> _Exercise details_
The lines to extract run from the first line of the material below to the line containing "100.2, 100.2, 100.2, 100.2];", both included; leave the pictures behind.

> _Data provided_
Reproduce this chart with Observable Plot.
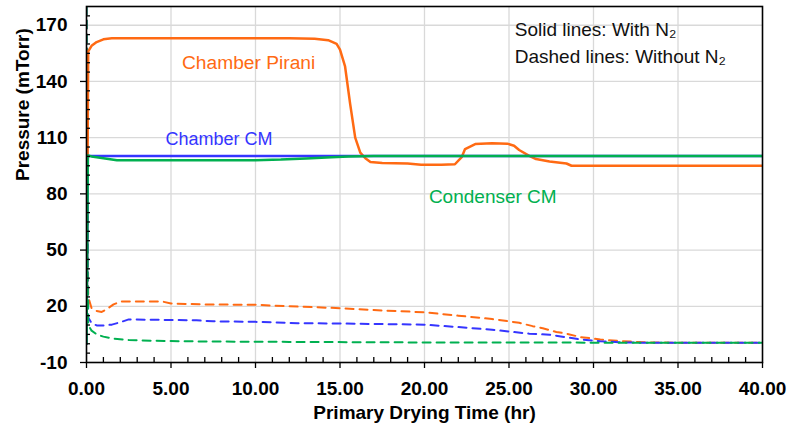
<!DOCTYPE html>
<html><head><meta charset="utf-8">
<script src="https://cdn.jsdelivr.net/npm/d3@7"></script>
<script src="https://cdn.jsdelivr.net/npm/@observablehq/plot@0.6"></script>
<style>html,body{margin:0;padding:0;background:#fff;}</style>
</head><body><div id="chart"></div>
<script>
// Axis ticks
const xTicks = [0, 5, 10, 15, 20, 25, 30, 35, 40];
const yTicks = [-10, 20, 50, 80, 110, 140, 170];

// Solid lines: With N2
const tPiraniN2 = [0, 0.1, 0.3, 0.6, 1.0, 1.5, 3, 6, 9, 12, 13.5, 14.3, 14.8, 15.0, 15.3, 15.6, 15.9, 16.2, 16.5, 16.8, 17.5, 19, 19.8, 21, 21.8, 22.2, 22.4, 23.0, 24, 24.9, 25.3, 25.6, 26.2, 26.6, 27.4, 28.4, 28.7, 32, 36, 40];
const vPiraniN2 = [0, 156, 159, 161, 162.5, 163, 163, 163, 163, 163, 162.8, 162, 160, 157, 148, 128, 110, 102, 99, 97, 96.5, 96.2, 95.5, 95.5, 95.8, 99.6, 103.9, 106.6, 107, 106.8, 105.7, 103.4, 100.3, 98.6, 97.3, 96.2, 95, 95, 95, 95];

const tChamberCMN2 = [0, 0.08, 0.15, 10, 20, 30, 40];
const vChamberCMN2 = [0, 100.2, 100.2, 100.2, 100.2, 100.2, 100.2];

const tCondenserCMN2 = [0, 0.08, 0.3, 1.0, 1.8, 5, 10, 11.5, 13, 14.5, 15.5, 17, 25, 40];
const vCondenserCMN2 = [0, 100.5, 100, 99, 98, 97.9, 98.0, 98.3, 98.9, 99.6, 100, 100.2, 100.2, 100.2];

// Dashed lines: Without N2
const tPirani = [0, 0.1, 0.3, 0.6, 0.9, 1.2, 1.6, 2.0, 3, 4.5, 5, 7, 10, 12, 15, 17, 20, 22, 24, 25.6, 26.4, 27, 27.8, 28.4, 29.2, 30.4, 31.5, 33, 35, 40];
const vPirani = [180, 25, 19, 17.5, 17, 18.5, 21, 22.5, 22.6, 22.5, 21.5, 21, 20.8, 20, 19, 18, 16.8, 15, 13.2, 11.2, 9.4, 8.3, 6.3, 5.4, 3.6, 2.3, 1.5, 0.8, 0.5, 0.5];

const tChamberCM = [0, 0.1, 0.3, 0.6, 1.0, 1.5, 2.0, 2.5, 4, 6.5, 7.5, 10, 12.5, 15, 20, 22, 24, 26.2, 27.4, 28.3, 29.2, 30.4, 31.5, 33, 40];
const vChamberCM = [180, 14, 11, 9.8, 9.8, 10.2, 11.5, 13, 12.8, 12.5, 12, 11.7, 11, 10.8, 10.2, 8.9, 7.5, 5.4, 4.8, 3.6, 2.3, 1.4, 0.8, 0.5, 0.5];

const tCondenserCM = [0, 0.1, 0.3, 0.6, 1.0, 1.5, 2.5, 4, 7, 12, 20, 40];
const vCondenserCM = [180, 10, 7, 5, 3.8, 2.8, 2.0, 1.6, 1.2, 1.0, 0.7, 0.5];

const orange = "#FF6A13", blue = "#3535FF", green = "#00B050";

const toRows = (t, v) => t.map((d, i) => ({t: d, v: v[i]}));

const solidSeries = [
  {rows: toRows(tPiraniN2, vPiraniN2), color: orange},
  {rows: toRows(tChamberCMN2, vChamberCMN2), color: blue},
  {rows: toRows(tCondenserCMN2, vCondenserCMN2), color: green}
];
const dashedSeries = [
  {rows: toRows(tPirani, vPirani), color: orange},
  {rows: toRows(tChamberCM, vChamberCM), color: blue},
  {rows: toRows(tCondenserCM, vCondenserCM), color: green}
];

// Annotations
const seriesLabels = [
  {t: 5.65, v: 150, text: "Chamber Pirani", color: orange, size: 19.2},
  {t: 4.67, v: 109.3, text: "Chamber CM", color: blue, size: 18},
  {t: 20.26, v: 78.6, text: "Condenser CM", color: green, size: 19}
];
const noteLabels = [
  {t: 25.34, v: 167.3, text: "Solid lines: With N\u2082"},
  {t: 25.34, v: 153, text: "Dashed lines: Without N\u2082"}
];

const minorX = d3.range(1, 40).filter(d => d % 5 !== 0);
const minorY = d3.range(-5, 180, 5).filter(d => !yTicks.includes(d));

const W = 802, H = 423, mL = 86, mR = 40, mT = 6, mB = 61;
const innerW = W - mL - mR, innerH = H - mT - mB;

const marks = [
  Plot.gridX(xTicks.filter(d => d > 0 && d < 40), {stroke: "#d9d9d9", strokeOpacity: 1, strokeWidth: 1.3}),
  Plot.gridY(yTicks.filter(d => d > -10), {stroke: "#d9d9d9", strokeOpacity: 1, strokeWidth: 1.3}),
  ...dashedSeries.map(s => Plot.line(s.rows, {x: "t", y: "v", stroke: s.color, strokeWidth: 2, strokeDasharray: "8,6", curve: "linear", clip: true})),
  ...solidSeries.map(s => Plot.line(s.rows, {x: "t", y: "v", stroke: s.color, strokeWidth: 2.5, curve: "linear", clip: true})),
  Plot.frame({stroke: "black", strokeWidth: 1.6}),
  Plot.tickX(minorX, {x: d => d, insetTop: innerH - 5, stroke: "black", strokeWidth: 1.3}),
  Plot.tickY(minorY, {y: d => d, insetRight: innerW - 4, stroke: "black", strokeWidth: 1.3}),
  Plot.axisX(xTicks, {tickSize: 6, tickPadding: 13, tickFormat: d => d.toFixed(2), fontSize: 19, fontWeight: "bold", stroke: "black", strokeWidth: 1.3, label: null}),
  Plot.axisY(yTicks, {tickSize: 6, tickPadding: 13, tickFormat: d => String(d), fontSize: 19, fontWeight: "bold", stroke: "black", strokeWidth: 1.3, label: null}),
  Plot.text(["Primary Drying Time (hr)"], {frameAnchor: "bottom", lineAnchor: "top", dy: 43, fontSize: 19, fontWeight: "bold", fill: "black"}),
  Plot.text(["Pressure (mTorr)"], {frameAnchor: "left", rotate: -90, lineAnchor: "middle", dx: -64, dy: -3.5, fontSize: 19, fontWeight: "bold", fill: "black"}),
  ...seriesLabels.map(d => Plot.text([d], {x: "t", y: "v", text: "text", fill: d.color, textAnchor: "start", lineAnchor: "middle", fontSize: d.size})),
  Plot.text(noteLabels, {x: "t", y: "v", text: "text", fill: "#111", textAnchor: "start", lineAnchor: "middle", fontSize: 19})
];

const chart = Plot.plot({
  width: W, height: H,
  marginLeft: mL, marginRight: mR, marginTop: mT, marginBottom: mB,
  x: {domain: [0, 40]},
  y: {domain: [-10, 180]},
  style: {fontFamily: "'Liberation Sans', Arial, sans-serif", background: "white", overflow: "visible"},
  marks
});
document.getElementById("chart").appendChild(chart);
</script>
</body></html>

> _Full answer_
Reproduce this chart with Observable Plot.
<!DOCTYPE html>
<html><head><meta charset="utf-8">
<script src="https://cdn.jsdelivr.net/npm/d3@7"></script>
<script src="https://cdn.jsdelivr.net/npm/@observablehq/plot@0.6"></script>
<style>html,body{margin:0;padding:0;background:#fff;}</style>
</head><body><div id="chart"></div>
<script>
// Axis ticks
const xTicks = [0, 5, 10, 15, 20, 25, 30, 35, 40];
const yTicks = [-10, 20, 50, 80, 110, 140, 170];

// Solid lines: With N2
const tPiraniN2 = [0, 0.1, 0.3, 0.6, 1.0, 1.5, 3, 6, 9, 12, 13.5, 14.3, 14.8, 15.0, 15.3, 15.6, 15.9, 16.2, 16.5, 16.8, 17.5, 19, 19.8, 21, 21.8, 22.2, 22.4, 23.0, 24, 24.9, 25.3, 25.6, 26.2, 26.6, 27.4, 28.4, 28.7, 32, 36, 40];
const vPiraniN2 = [0, 156, 159, 161, 162.5, 163, 163, 163, 163, 163, 162.8, 162, 160, 157, 148, 128, 110, 102, 99, 97, 96.5, 96.2, 95.5, 95.5, 95.8, 99.6, 103.9, 106.6, 107, 106.8, 105.7, 103.4, 100.3, 98.6, 97.3, 96.2, 95, 95, 95, 95];

const tChamberCMN2 = [0, 0.08, 0.15, 10, 20, 30, 40];
const vChamberCMN2 = [0, 100.2, 100.2, 100.2, 100.2, 100.2, 100.2];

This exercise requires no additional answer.